Tuesday, February 15, 2005

Eyes Wide Shut/Eyes Wide Open

When it comes to the REAL costs of WAR, are Americans' eyes wide open or wide shut?

Have you heard about the "boots exhibit" "Eyes Wide Open," which I saw with friends in Austin this afternoon? "Eyes Wide Open" is sponsored by a Quaker group, the American Friends Service Committee. It travels next to Dallas, then to Los Angeles.

"Eyes Wide Open" is like a cemetery of about 2400 pairs of shoes, laid out neatly in rows on an open grassy area. The immediate sight of the display seems like a stunt, but soon the effect echoes and resonates and deepens toward that of a graveyard, and that's the idea. What seems at first a curious and strange arrangement gains of military boots and civilian shoes representing the American and Iraqi deaths resulting from what I must insist on calling the American war in Iraq.

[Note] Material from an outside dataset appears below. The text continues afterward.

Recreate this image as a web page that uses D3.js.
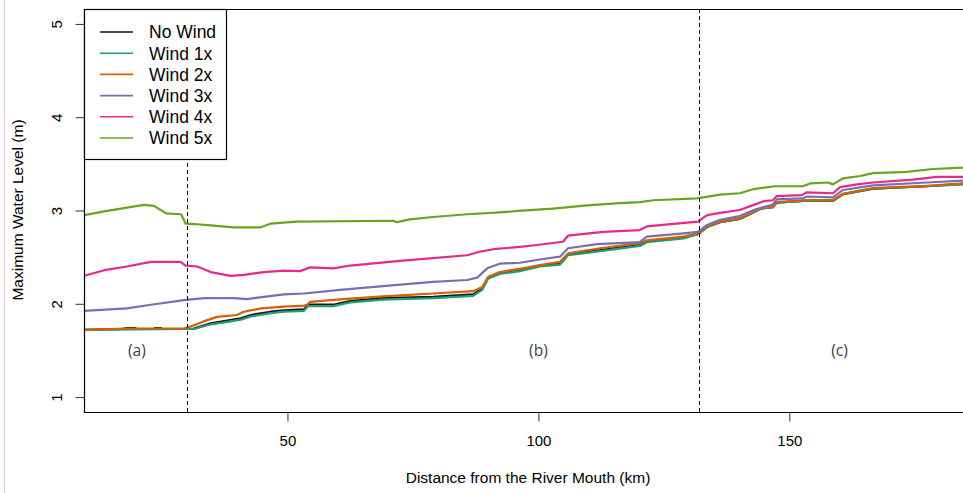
<!DOCTYPE html>
<html><head><meta charset="utf-8">
<script src="https://cdn.jsdelivr.net/npm/d3@7"></script>
<style>body{margin:0;background:#fff;} svg{display:block;}</style>
</head><body><svg id="c" width="963" height="493"></svg>
<script>
// ---------- data ----------
const seriesNames = ["No Wind", "Wind 1x", "Wind 2x", "Wind 3x", "Wind 4x", "Wind 5x"];
const seriesColors = ["#111111", "#1B9E77", "#D95F02", "#7570B3", "#E7298A", "#66A61E"];

const kmNoWind = [9.5,17.0,18.0,19.6,20.0,23.4,23.6,24.8,25.0,29.4,31.4,34.7,37.4,40.7,42.7,46.7,49.3,53.3,54.1,59.1,62.5,69.0,79.0,87.0,88.8,90.0,92.3,96.3,100.3,104.3,105.9,112.3,120.2,121.6,128.9,131.8,133.6,136.2,140.1,142.3,144.3,146.7,147.5,153.5,158.7,160.7,166.7,177.4,184.6];
const lvNoWind = [1.72,1.73,1.74,1.74,1.73,1.73,1.74,1.74,1.73,1.73,1.735,1.79,1.815,1.845,1.88,1.915,1.93,1.94,1.99,1.99,2.03,2.06,2.075,2.10,2.16,2.28,2.33,2.36,2.41,2.43,2.53,2.575,2.63,2.67,2.71,2.75,2.825,2.875,2.91,2.965,3.02,3.035,3.085,3.105,3.105,3.175,3.235,3.26,3.285];

const kmWind1 = [9.5,29.4,31.4,34.7,37.4,40.7,42.7,46.7,49.3,53.3,54.1,59.1,62.5,69.0,79.0,87.0,88.8,90.0,92.3,96.3,100.3,104.3,105.9,112.3,120.2,121.6,128.9,131.8,133.6,136.2,140.1,142.3,144.3,146.7,147.5,153.5,158.7,160.7,166.7,177.4,184.6];
const lvWind1 = [1.72,1.73,1.73,1.78,1.80,1.83,1.865,1.90,1.915,1.925,1.975,1.975,2.015,2.045,2.06,2.085,2.15,2.27,2.32,2.35,2.40,2.42,2.52,2.565,2.62,2.66,2.70,2.745,2.82,2.875,2.91,2.965,3.02,3.035,3.085,3.105,3.105,3.175,3.235,3.26,3.28];

const kmWind2 = [9.5,18.0,29.4,31.4,34.0,36.0,39.9,41.3,44.7,49.3,53.3,53.9,54.5,61.1,69.0,79.0,87.0,88.8,90.0,92.3,96.3,100.3,104.3,105.9,112.3,120.2,121.6,128.9,131.8,133.6,136.2,140.1,142.3,144.3,146.7,147.5,153.5,158.7,160.7,166.7,177.4,184.6];
const lvWind2 = [1.72,1.735,1.735,1.77,1.825,1.86,1.88,1.915,1.95,1.97,1.98,1.99,2.02,2.05,2.08,2.11,2.135,2.18,2.29,2.34,2.375,2.415,2.45,2.54,2.595,2.65,2.68,2.72,2.755,2.83,2.88,2.915,2.97,3.025,3.04,3.09,3.11,3.11,3.18,3.24,3.265,3.29];

const kmWind3 = [9.5,18.0,22.8,29.4,33.4,39.3,41.9,45.3,49.3,53.3,60.5,69.0,79.0,85.8,87.8,89.8,92.3,96.3,100.9,104.3,105.9,111.7,120.2,121.6,128.9,131.8,133.6,136.2,140.1,142.9,146.7,147.5,152.7,153.5,158.7,160.7,166.7,177.4,184.6];
const lvWind3 = [1.925,1.95,1.99,2.04,2.06,2.06,2.05,2.075,2.10,2.11,2.15,2.19,2.235,2.255,2.28,2.38,2.43,2.44,2.48,2.505,2.595,2.64,2.66,2.72,2.755,2.77,2.845,2.90,2.94,3.005,3.065,3.12,3.13,3.15,3.14,3.22,3.27,3.30,3.32];

const kmWind4 = [9.5,13.5,18.0,22.8,28.7,29.7,32.0,34.7,38.7,41.3,45.3,49.3,52.5,54.5,59.1,62.5,72.4,79.0,85.8,88.4,91.0,96.3,99.7,104.9,105.9,112.9,120.2,121.6,129.6,131.8,133.6,136.2,140.1,142.9,144.9,146.7,147.5,152.5,153.5,158.7,160.1,163.5,166.7,174.6,179.4,184.6];
const lvWind4 = [2.30,2.36,2.40,2.45,2.45,2.41,2.40,2.34,2.30,2.31,2.34,2.355,2.35,2.39,2.38,2.41,2.46,2.49,2.52,2.56,2.585,2.61,2.63,2.665,2.73,2.77,2.79,2.83,2.87,2.88,2.95,2.975,3.005,3.06,3.10,3.11,3.155,3.165,3.195,3.185,3.25,3.28,3.30,3.33,3.36,3.36];

const kmWind5 = [9.5,13.5,18.0,21.4,23.4,25.8,28.8,29.7,31.4,34.7,39.3,44.7,46.7,49.3,51.9,71.0,71.8,74.4,79.0,85.8,92.3,96.0,102.9,109.7,116.2,120.2,122.9,131.6,136.2,140.1,142.9,147.1,152.7,154.1,157.7,158.7,160.7,164.1,166.7,173.4,178.6,184.6];
const lvWind5 = [2.95,2.99,3.03,3.06,3.05,2.97,2.96,2.86,2.855,2.84,2.82,2.82,2.86,2.87,2.88,2.89,2.875,2.905,2.93,2.96,2.98,2.995,3.02,3.055,3.08,3.09,3.11,3.13,3.17,3.185,3.23,3.26,3.26,3.29,3.30,3.28,3.345,3.37,3.40,3.415,3.445,3.46];

const xTicks = [50, 100, 150];
const yTicks = [1, 2, 3, 4, 5];
const sectionBounds = [30, 132];
const sectionLabels = ["(a)", "(b)", "(c)"];
const sectionLabelKm = [20, 100, 160];
const sectionLabelLevel = 1.5;
const xTitle = "Distance from the River Mouth (km)";
const yTitle = "Maximum Water Level (m)";

// ---------- layout ----------
const kmSeries = [kmNoWind, kmWind1, kmWind2, kmWind3, kmWind4, kmWind5];
const lvSeries = [lvNoWind, lvWind1, lvWind2, lvWind3, lvWind4, lvWind5];
const L = 84, R = 963, T = 9, B = 412;
const FONT = "'Liberation Sans', Arial, sans-serif";

const svg = d3.select("#c");
const x = d3.scaleLinear().domain([9.46, 184.6]).range([L, R]);
const y = d3.scaleLinear().domain([0.84, 5.16]).range([B, T]);

// faint pink edge line
svg.append("line").attr("x1", 4.5).attr("x2", 4.5).attr("y1", 0).attr("y2", 493)
  .attr("stroke", "#f3cad3").attr("stroke-width", 1);

svg.append("clipPath").attr("id", "clip").append("rect")
  .attr("x", L).attr("y", T).attr("width", R - L).attr("height", B - T);

// series lines
const line = d3.line().x(d => x(d[0])).y(d => y(d[1]));
const gLines = svg.append("g").attr("clip-path", "url(#clip)");
seriesNames.forEach((name, i) => {
  const pts = kmSeries[i].map((k, j) => [k, lvSeries[i][j]]);
  gLines.append("path").datum(pts).attr("d", line)
    .attr("fill", "none").attr("stroke", seriesColors[i])
    .attr("stroke-width", 2.2).attr("stroke-linejoin", "round");
});

// dashed section bounds
svg.selectAll("line.sec").data(sectionBounds).enter().append("line")
  .attr("x1", d => Math.round(x(d)) + 0.5).attr("x2", d => Math.round(x(d)) + 0.5)
  .attr("y1", T).attr("y2", B)
  .attr("stroke", "#000").attr("stroke-width", 1).attr("stroke-dasharray", "4,3");

// section labels
svg.selectAll("text.sec").data(sectionLabels).enter().append("text")
  .attr("x", (d, i) => x(sectionLabelKm[i])).attr("y", y(sectionLabelLevel))
  .attr("dy", "0.35em").attr("text-anchor", "middle")
  .attr("font-family", "'Open Sans', 'Noto Sans', sans-serif").attr("font-size", 15.5)
  .attr("fill", "#3a4150").text(d => d);

// frame
svg.append("path").attr("d", `M${R + 2},${T + 0.5}H${L + 0.5}V${B + 0.5}H${R + 2}`)
  .attr("fill", "none").attr("stroke", "#000").attr("stroke-width", 1.2);

// x axis
const gx = svg.append("g").attr("transform", `translate(0,${B + 0.5})`)
  .call(d3.axisBottom(x).tickValues(xTicks).tickSize(9).tickPadding(14).tickFormat(d3.format("d")));
gx.select(".domain").remove();
gx.selectAll(".tick line").attr("stroke", "#333");
gx.selectAll(".tick text").attr("font-family", FONT).attr("font-size", 15).attr("fill", "#000");

// y axis
const gy = svg.append("g").attr("transform", `translate(${L + 0.5},0)`)
  .call(d3.axisLeft(y).tickValues(yTicks).tickSize(9).tickFormat(d3.format("d")));
gy.select(".domain").remove();
gy.selectAll(".tick line").attr("stroke", "#333");
gy.selectAll(".tick text").attr("font-family", FONT).attr("font-size", 15).attr("fill", "#000")
  .attr("transform", "rotate(-90)").attr("x", 0).attr("y", -23).attr("dy", 0)
  .attr("text-anchor", "middle");

// axis titles
svg.append("text").attr("x", 528).attr("y", 483).attr("text-anchor", "middle")
  .attr("font-family", FONT).attr("font-size", 15.5).attr("fill", "#000").text(xTitle);
svg.append("text").attr("transform", "translate(23,210) rotate(-90)").attr("text-anchor", "middle")
  .attr("font-family", FONT).attr("font-size", 15.5).attr("fill", "#000").text(yTitle);

// legend
const lg = svg.append("g");
lg.append("rect").attr("x", L + 0.5).attr("y", T + 0.5).attr("width", 142).attr("height", 150)
  .attr("fill", "#fff").attr("stroke", "#000").attr("stroke-width", 1.2);
seriesNames.forEach((name, i) => {
  const cy = 32 + i * 21.2;
  lg.append("line").attr("x1", 100).attr("x2", 133).attr("y1", cy).attr("y2", cy)
    .attr("stroke", seriesColors[i]).attr("stroke-width", 1.6);
  lg.append("text").attr("x", 149).attr("y", cy + 6.3)
    .attr("font-family", FONT).attr("font-size", 17.5).attr("fill", "#000").text(name);
});
</script>
</body></html>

As of February 15, 2005: 1462 military dead, 269 American contractors and service professionals, and between 14,000 and perhaps as many as 100,000 Iraqi citizens.

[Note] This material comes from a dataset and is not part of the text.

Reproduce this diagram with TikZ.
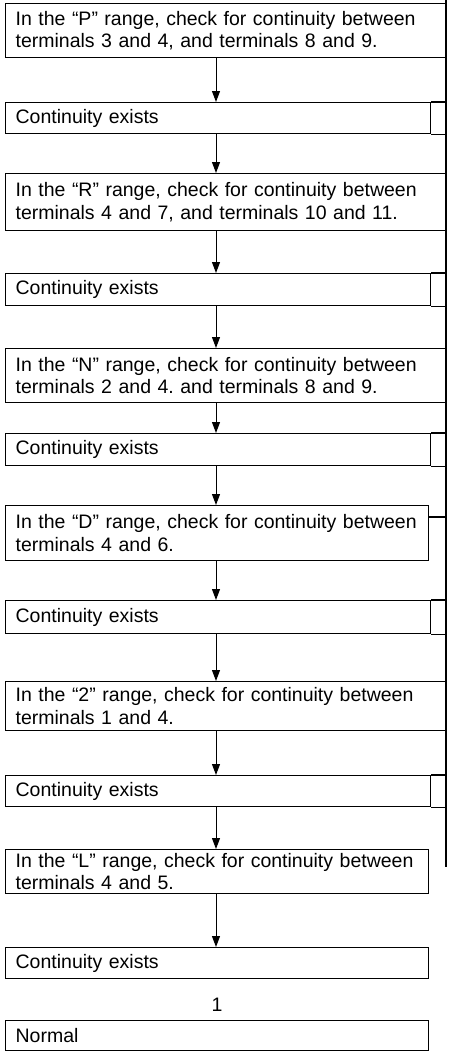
\documentclass[tikz,border=0pt]{standalone}
\usepackage{fontspec}
\setmainfont{Liberation Sans}
\usetikzlibrary{arrows.meta}
\begin{document}
\frenchspacing
\fontsize{19.5}{22.5}\selectfont
\spaceskip=0.34em plus 0.1em minus 0.05em\relax
\begin{tikzpicture}[x=1pt,y=1pt,
  every node/.style={font=\fontsize{19.5}{22.5}\selectfont},
  box/.style={draw, line width=1.3pt, rectangle, anchor=north west, align=left,
    inner xsep=10pt, inner ysep=0pt},
  arr/.style={line width=1pt, -{Triangle[length=11pt,width=8pt]}},
  side/.style={line width=1.3pt}]
\useasboundingbox (0,0) rectangle (449,-1053);
\coordinate (ax) at (216,0);
\coordinate (rl) at (446,0);
\coordinate (rtop) at (446,0);
\coordinate (rbot) at (446,-867);
% boxes
\node[box, text width=421pt, minimum height=54pt] (p) at (5,-3)
  {In the “P” range, check for continuity between\\terminals 3 and 4, and terminals 8 and 9.};
\node[box, text width=405pt, minimum height=31pt] (c1) at (5,-102) {Continuity exists};
\node[box, text width=421pt, minimum height=57pt] (r) at (5,-173)
  {In the “R” range, check for continuity between\\terminals 4 and 7, and terminals 10 and 11.};
\node[box, text width=405pt, minimum height=32pt] (c2) at (5,-273) {Continuity exists};
\node[box, text width=421pt, minimum height=54pt] (n) at (5,-348)
  {In the “N” range, check for continuity between\\terminals 2 and 4. and terminals 8 and 9.};
\node[box, text width=405pt, minimum height=32pt] (c3) at (5,-433) {Continuity exists};
\node[box, text width=403pt, minimum height=55pt] (d) at (5,-505)
  {In the “D” range, check for continuity between\\terminals 4 and 6.};
\node[box, text width=405pt, minimum height=33pt] (c4) at (5,-600) {Continuity exists};
\node[box, text width=421pt, minimum height=49pt] (t) at (5,-681)
  {In the “2” range, check for continuity between\\terminals 1 and 4.};
\node[box, text width=405pt, minimum height=31pt] (c5) at (5,-775) {Continuity exists};
\node[box, text width=403pt, minimum height=44pt] (l) at (5,-849)
  {In the “L” range, check for continuity between\\terminals 4 and 5.};
\node[box, text width=403pt, minimum height=31pt] (c6) at (5,-947) {Continuity exists};
\node (one) at (217,-1005) {1};
\node[box, text width=403pt, minimum height=30pt] (nm) at (5,-1020) {Normal};
% right line
\draw[line width=2.6pt] (rtop) -- (rbot);
% extensions of continuity boxes to the right line
\foreach \b in {c1,c2,c3,c4,c5}{
  \draw[side] (\b.north east) -- (\b.north east -| rl);
  \draw[side] (\b.south east) -- (\b.south east -| rl);
}
\draw[side] (d.east |- 0,-517) -- (rl |- 0,-517);
% arrows
\draw[arr] (p.south -| ax) -- (c1.north -| ax);
\draw[arr] (c1.south -| ax) -- (r.north -| ax);
\draw[arr] (r.south -| ax) -- (c2.north -| ax);
\draw[arr] (c2.south -| ax) -- (n.north -| ax);
\draw[arr] (n.south -| ax) -- (c3.north -| ax);
\draw[arr] (c3.south -| ax) -- (d.north -| ax);
\draw[arr] (d.south -| ax) -- (c4.north -| ax);
\draw[arr] (c4.south -| ax) -- (t.north -| ax);
\draw[arr] (t.south -| ax) -- (c5.north -| ax);
\draw[arr] (c5.south -| ax) -- (l.north -| ax);
\draw[arr] (l.south -| ax) -- (c6.north -| ax);
\end{tikzpicture}
\end{document}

We - many Americans - would like to think that our investment of tax dollars and machinery and effort and trouble and misfortune and lives on both sides would be a good investment for a good cause - that our choice to start a war would slow or end the mistreatment and murder of Iraqis, but in fact, the death rate in Iraq has tripled since the coalition forces (90% American) launched this war March 20, 2003. Before that date, the top three causes of death amongst Iraqis were natural causes. Now the top cause is violent death by military action.

The costs are clear, or are they? This symbolic display intends to add some focus and clarity to those costs, in a visually poetic way, apparently merely curious to some visitors, wistful to others and heart-breaking to some.

1 Comments:

At 2/17/2005 8:33 AM, Anonymous Anonymous said...

This installation of boots was very chilling. The name tags, the pictures, the news articles, the momentos brought home the loss of lives and the waste. It opened my eyes.